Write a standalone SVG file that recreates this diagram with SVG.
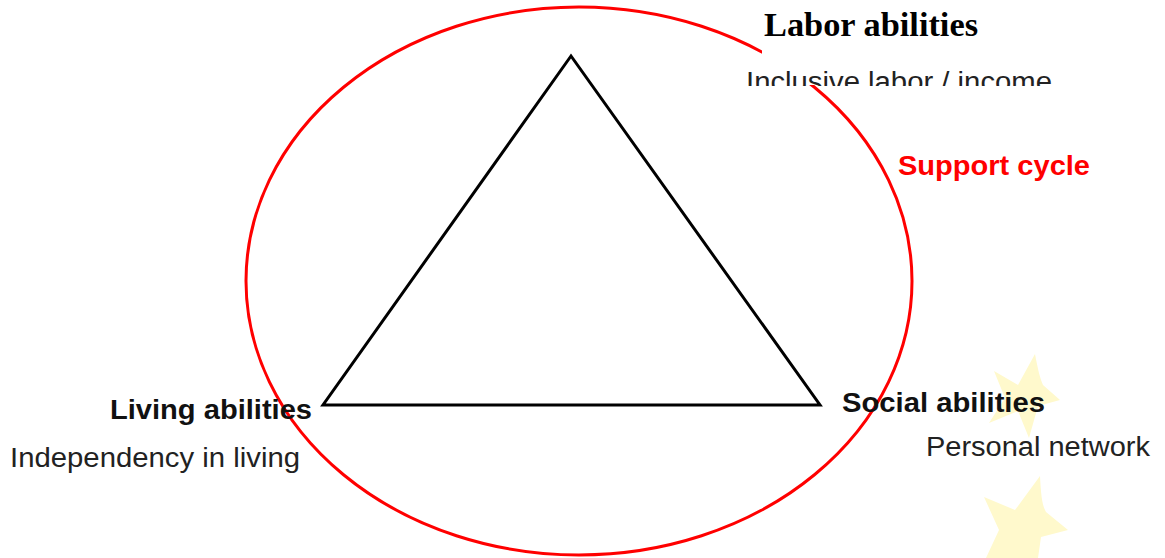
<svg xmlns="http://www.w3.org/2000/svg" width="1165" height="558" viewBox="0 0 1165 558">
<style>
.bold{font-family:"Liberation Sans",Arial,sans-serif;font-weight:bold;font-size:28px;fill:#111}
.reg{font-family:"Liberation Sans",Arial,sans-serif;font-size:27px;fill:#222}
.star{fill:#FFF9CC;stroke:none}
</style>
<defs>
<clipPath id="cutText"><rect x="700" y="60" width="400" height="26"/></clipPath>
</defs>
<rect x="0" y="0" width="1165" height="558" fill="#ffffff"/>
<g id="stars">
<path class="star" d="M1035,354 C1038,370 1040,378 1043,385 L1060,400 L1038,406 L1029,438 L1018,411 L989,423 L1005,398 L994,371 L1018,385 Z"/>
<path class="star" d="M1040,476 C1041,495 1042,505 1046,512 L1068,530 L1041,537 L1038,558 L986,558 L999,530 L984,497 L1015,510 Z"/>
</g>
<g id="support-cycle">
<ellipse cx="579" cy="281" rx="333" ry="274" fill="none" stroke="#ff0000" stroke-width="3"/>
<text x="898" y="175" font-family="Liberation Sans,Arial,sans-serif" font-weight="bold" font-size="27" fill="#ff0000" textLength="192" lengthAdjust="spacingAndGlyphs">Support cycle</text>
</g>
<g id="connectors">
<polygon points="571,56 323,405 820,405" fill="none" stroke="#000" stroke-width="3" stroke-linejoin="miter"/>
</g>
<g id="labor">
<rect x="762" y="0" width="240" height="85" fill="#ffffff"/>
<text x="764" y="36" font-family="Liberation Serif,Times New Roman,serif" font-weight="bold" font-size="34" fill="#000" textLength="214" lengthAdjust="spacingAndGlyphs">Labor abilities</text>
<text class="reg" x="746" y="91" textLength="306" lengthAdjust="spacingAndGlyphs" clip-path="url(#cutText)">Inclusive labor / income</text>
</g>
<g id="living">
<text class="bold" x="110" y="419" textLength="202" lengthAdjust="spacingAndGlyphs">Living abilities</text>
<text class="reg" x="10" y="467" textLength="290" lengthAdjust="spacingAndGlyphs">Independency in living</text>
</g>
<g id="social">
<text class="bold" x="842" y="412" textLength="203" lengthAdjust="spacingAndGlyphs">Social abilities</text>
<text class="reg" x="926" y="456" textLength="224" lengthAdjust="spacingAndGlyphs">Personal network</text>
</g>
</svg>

Brief » Quote the preceding listing precisely and completely, omitting its images.

Written response »
Write a standalone SVG file that recreates this diagram with SVG.
<svg xmlns="http://www.w3.org/2000/svg" width="1165" height="558" viewBox="0 0 1165 558">
<style>
.bold{font-family:"Liberation Sans",Arial,sans-serif;font-weight:bold;font-size:28px;fill:#111}
.reg{font-family:"Liberation Sans",Arial,sans-serif;font-size:27px;fill:#222}
.star{fill:#FFF9CC;stroke:none}
</style>
<defs>
<clipPath id="cutText"><rect x="700" y="60" width="400" height="26"/></clipPath>
</defs>
<rect x="0" y="0" width="1165" height="558" fill="#ffffff"/>
<g id="stars">
<path class="star" d="M1035,354 C1038,370 1040,378 1043,385 L1060,400 L1038,406 L1029,438 L1018,411 L989,423 L1005,398 L994,371 L1018,385 Z"/>
<path class="star" d="M1040,476 C1041,495 1042,505 1046,512 L1068,530 L1041,537 L1038,558 L986,558 L999,530 L984,497 L1015,510 Z"/>
</g>
<g id="support-cycle">
<ellipse cx="579" cy="281" rx="333" ry="274" fill="none" stroke="#ff0000" stroke-width="3"/>
<text x="898" y="175" font-family="Liberation Sans,Arial,sans-serif" font-weight="bold" font-size="27" fill="#ff0000" textLength="192" lengthAdjust="spacingAndGlyphs">Support cycle</text>
</g>
<g id="connectors">
<polygon points="571,56 323,405 820,405" fill="none" stroke="#000" stroke-width="3" stroke-linejoin="miter"/>
</g>
<g id="labor">
<rect x="762" y="0" width="240" height="85" fill="#ffffff"/>
<text x="764" y="36" font-family="Liberation Serif,Times New Roman,serif" font-weight="bold" font-size="34" fill="#000" textLength="214" lengthAdjust="spacingAndGlyphs">Labor abilities</text>
<text class="reg" x="746" y="91" textLength="306" lengthAdjust="spacingAndGlyphs" clip-path="url(#cutText)">Inclusive labor / income</text>
</g>
<g id="living">
<text class="bold" x="110" y="419" textLength="202" lengthAdjust="spacingAndGlyphs">Living abilities</text>
<text class="reg" x="10" y="467" textLength="290" lengthAdjust="spacingAndGlyphs">Independency in living</text>
</g>
<g id="social">
<text class="bold" x="842" y="412" textLength="203" lengthAdjust="spacingAndGlyphs">Social abilities</text>
<text class="reg" x="926" y="456" textLength="224" lengthAdjust="spacingAndGlyphs">Personal network</text>
</g>
</svg>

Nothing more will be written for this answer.